The two meet up again and spend the last weekend that Glen has before leaving the city together. It’s then that they discover truly discover each other. They tell each other about their pasts, the reasons behind they are who they are and why they do what they do. Weekend is a lot of things, but it is, above all of that, honest.
I Killed My Mother (2009)
Far less literal than its title might have you think, I Killed My Mother paints the picture of a complicated relationship between a homosexual son, his mother and his less-than-present father. But as the film’s opening scenes play out, we see that it isn’t Hubert’s homosexuality that bothers his mother Chantale; it’s that she had to find out through someone else.

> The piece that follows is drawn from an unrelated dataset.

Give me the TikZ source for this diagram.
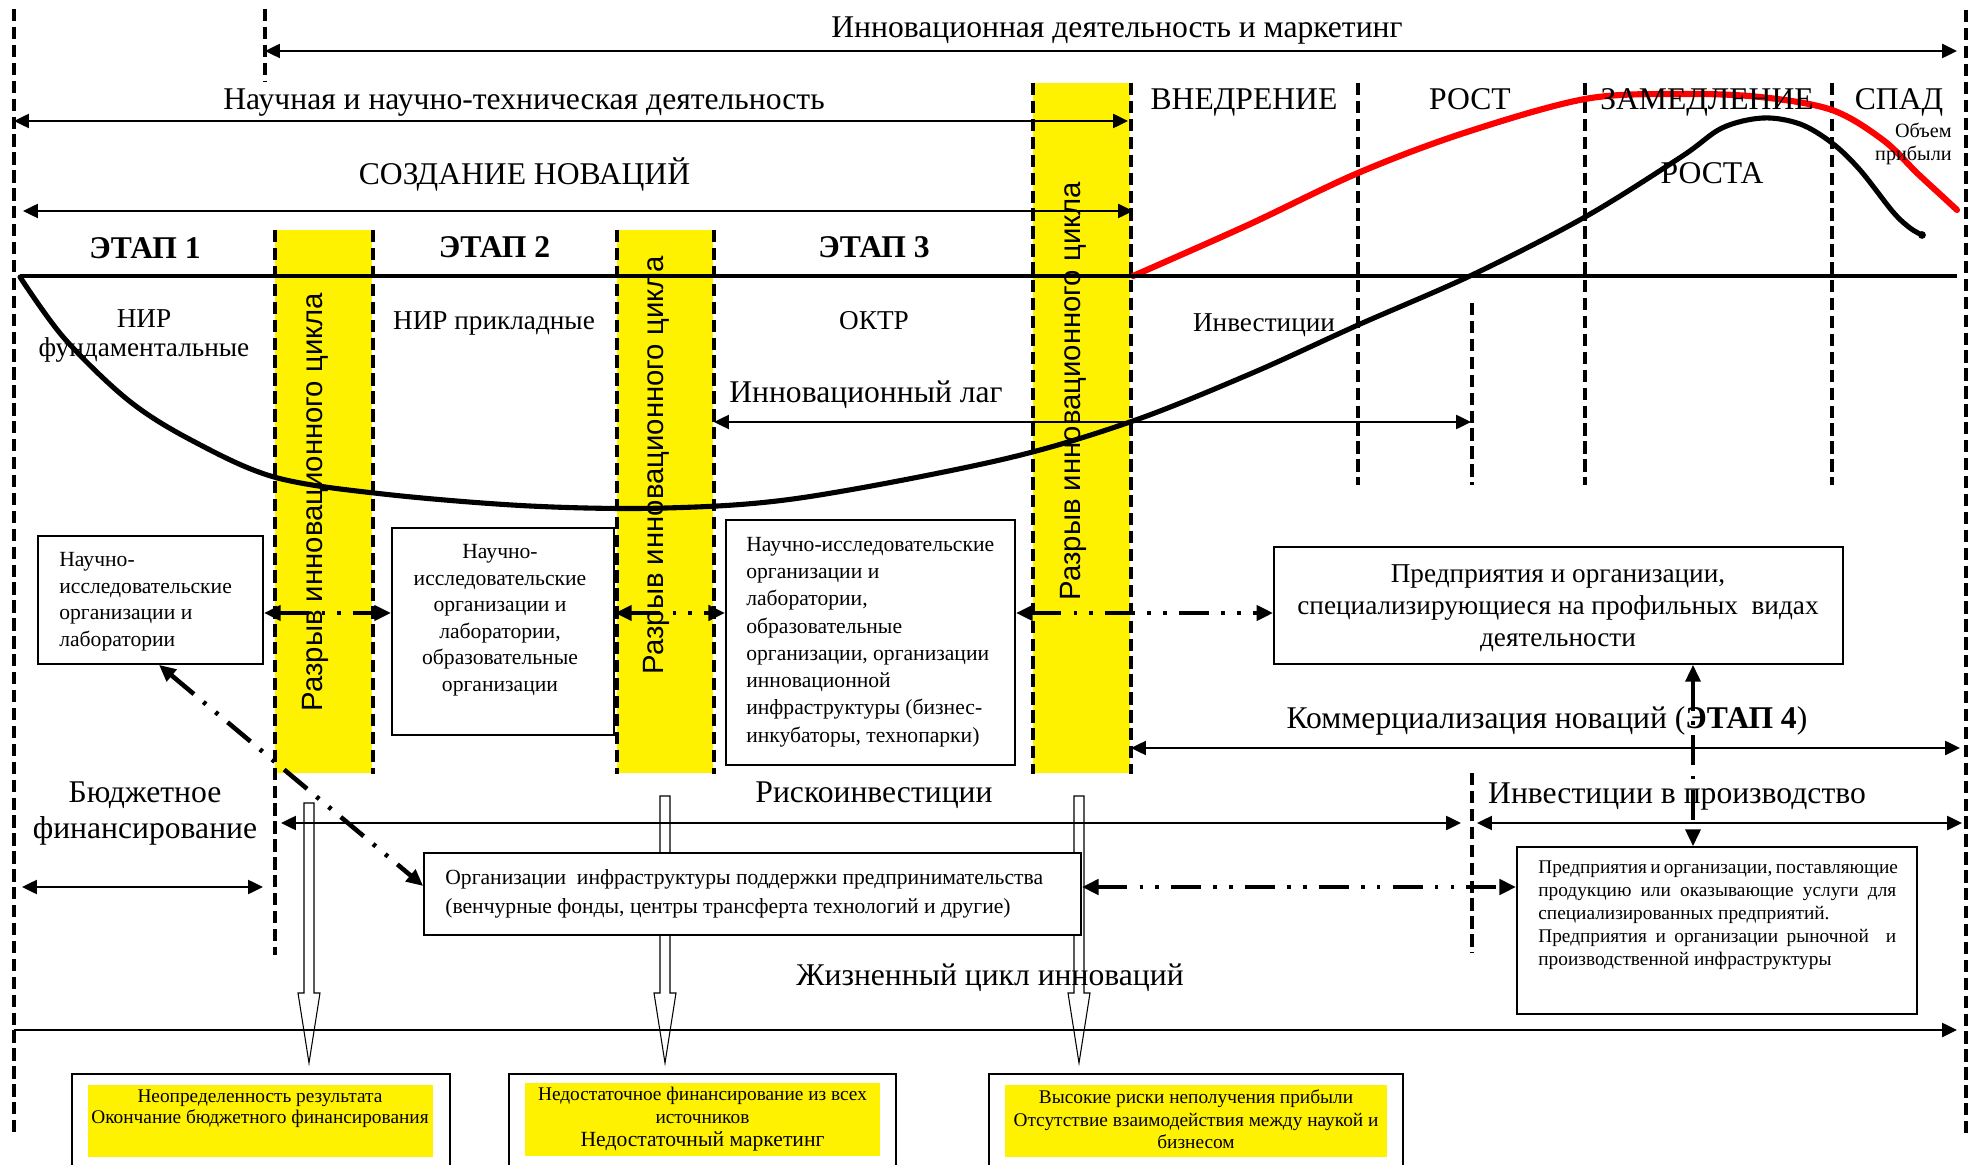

This film is a push and a pull from all directions, depending on which scene you’re currently watching—and finishes in a comforting embrace that proves that the people who really love you, know you.
Party Monster (2003)
Michael Alig is a small-town outcast who lived with his mom before moving to New York. There, he learns the tricks and trades of the NY part scene from James St. James. With Alig as its main attraction, The Limelight becomes the hottest club in the city and the small town kid is dubbed the King of the Club Kids.
Together, Alig and James go on a search for more club kids—and Alig’s drug addiction spirals.
Markova: Comfort Gay (2001)
During World War II, the Philippines suffered—not just economically, but emotionally. So many of our countrymen were forced into prostitution, including those that were not-so-endearingly dubbed “comfort gays.”
In this film, Dolphy plays the role of Markova, with his sons Eric Quizon and Epi Quizon portraying younger versions of the based-on-real-life character. We see his journey, from a tormented childhood under the hands of older relatives to the suffering he endured in the hands of Japanese soldiers. That Quizon charm is palpable in the film—but so are the struggles Markova and his friends had to endure.
Show Me Love (1998)
In this depiction of young love in all its confusion, embarrassment and bravery, we meet Agnes and Elin—the former silent and outcast, the latter popular and beloved in the little town of Åmål.
Agnes’ mother throws her a sweet 16 party, which Elin attends in order to avoid another party (and a boy). There, Elin is dared by her older sister to kiss Agnes and the two run away after the deed is done. Later that evening, Elin comes back to apologize for humiliating Agnes and the two set out on a short-lived adventure, a real first kiss and having to come out.
Fun fact: Hollywood had the name changed from its original Fucking Åmål to Show Me Love. Was that fucking necessary?
Ang Tatay Kong Nanay (1978)
(Honestly, it’s a crime that I can’t even find the trailer of this movie.)
A film beyond its years, Ang Tatay Kong Nanay is another that stars the late Dolphy Quizon. Here, he plays Coring, a gay beautician, who is in love with a younger man named Dennis (Phillip Salvador). After some time, Dennis gets his girlfriend pregnant and entrusts his son to Coring, so he can work abroad. While hesitant, Coring raises the child as his own.
Ang Tatay Kong Nanay isn’t so much about romance as it is about the judgement surrounding homosexuality and parenting.
RELATED: Vintage Photos of LGBT Couples
Here’s to hoping some of these titles are new to you, and that their stories move you.
PS. Please don’t ask me where to watch them. Don’t make me say it.